# DATA SEGMENT
________________________________________

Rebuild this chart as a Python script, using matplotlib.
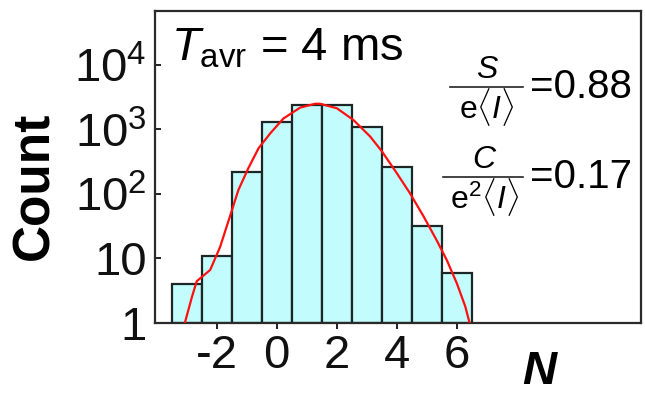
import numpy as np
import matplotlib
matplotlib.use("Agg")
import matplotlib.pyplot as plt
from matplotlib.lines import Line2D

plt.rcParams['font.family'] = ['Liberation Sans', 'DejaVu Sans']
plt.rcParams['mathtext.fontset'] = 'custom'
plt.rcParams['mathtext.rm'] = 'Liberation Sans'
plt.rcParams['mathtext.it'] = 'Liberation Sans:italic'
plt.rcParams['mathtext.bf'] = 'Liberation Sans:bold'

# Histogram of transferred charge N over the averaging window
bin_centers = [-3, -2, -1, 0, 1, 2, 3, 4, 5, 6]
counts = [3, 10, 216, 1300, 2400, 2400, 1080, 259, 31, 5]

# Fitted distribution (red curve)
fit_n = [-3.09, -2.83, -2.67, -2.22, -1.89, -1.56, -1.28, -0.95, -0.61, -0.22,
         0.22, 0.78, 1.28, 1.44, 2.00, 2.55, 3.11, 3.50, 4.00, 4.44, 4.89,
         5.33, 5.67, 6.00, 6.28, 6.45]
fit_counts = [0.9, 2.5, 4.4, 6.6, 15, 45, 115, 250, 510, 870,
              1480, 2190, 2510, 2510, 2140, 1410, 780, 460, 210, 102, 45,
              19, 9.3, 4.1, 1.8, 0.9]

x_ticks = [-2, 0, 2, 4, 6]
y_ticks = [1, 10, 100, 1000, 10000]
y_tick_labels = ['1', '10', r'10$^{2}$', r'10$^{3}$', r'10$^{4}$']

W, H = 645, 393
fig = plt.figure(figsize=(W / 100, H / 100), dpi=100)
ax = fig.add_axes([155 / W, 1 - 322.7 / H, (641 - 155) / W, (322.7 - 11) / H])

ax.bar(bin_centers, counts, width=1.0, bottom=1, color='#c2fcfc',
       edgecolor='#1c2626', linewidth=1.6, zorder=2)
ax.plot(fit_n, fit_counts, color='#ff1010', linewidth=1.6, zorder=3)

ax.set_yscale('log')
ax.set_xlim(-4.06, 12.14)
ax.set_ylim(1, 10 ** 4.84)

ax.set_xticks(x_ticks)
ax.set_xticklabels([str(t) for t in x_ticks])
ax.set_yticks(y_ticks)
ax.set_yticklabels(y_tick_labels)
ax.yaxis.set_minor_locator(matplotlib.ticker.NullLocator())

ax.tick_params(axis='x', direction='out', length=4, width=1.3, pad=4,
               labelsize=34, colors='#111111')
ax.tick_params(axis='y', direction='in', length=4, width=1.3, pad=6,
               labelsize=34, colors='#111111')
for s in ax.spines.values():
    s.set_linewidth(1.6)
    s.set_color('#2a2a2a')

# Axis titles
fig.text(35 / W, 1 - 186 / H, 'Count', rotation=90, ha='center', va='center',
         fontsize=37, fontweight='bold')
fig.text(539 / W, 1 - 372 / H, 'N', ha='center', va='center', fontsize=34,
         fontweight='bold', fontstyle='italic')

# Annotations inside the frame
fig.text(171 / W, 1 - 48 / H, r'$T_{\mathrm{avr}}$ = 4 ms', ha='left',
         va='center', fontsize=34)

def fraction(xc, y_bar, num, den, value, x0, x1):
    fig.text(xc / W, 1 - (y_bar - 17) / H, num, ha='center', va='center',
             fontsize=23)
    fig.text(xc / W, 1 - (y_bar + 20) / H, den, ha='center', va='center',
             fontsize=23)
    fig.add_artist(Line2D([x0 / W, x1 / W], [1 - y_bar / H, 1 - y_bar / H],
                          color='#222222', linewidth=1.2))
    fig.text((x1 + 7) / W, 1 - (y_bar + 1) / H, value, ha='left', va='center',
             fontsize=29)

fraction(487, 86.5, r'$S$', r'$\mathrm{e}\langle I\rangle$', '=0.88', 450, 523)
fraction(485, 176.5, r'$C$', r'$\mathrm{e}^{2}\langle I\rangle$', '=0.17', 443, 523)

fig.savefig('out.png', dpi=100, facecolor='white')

________________________________________

# PROBLEM REQUIREMENTS
Leave the pictures out and please restate exactly the lines running from the start of the material through the one with "ax = fig.add_axes([155".

# EXERCISE SOLUTION
Rebuild this chart as a Python script, using matplotlib.
import numpy as np
import matplotlib
matplotlib.use("Agg")
import matplotlib.pyplot as plt
from matplotlib.lines import Line2D

plt.rcParams['font.family'] = ['Liberation Sans', 'DejaVu Sans']
plt.rcParams['mathtext.fontset'] = 'custom'
plt.rcParams['mathtext.rm'] = 'Liberation Sans'
plt.rcParams['mathtext.it'] = 'Liberation Sans:italic'
plt.rcParams['mathtext.bf'] = 'Liberation Sans:bold'

# Histogram of transferred charge N over the averaging window
bin_centers = [-3, -2, -1, 0, 1, 2, 3, 4, 5, 6]
counts = [3, 10, 216, 1300, 2400, 2400, 1080, 259, 31, 5]

# Fitted distribution (red curve)
fit_n = [-3.09, -2.83, -2.67, -2.22, -1.89, -1.56, -1.28, -0.95, -0.61, -0.22,
         0.22, 0.78, 1.28, 1.44, 2.00, 2.55, 3.11, 3.50, 4.00, 4.44, 4.89,
         5.33, 5.67, 6.00, 6.28, 6.45]
fit_counts = [0.9, 2.5, 4.4, 6.6, 15, 45, 115, 250, 510, 870,
              1480, 2190, 2510, 2510, 2140, 1410, 780, 460, 210, 102, 45,
              19, 9.3, 4.1, 1.8, 0.9]

x_ticks = [-2, 0, 2, 4, 6]
y_ticks = [1, 10, 100, 1000, 10000]
y_tick_labels = ['1', '10', r'10$^{2}$', r'10$^{3}$', r'10$^{4}$']

W, H = 645, 393
fig = plt.figure(figsize=(W / 100, H / 100), dpi=100)
ax = fig.add_axes([155 / W, 1 - 322.7 / H, (641 - 155) / W, (322.7 - 11) / H])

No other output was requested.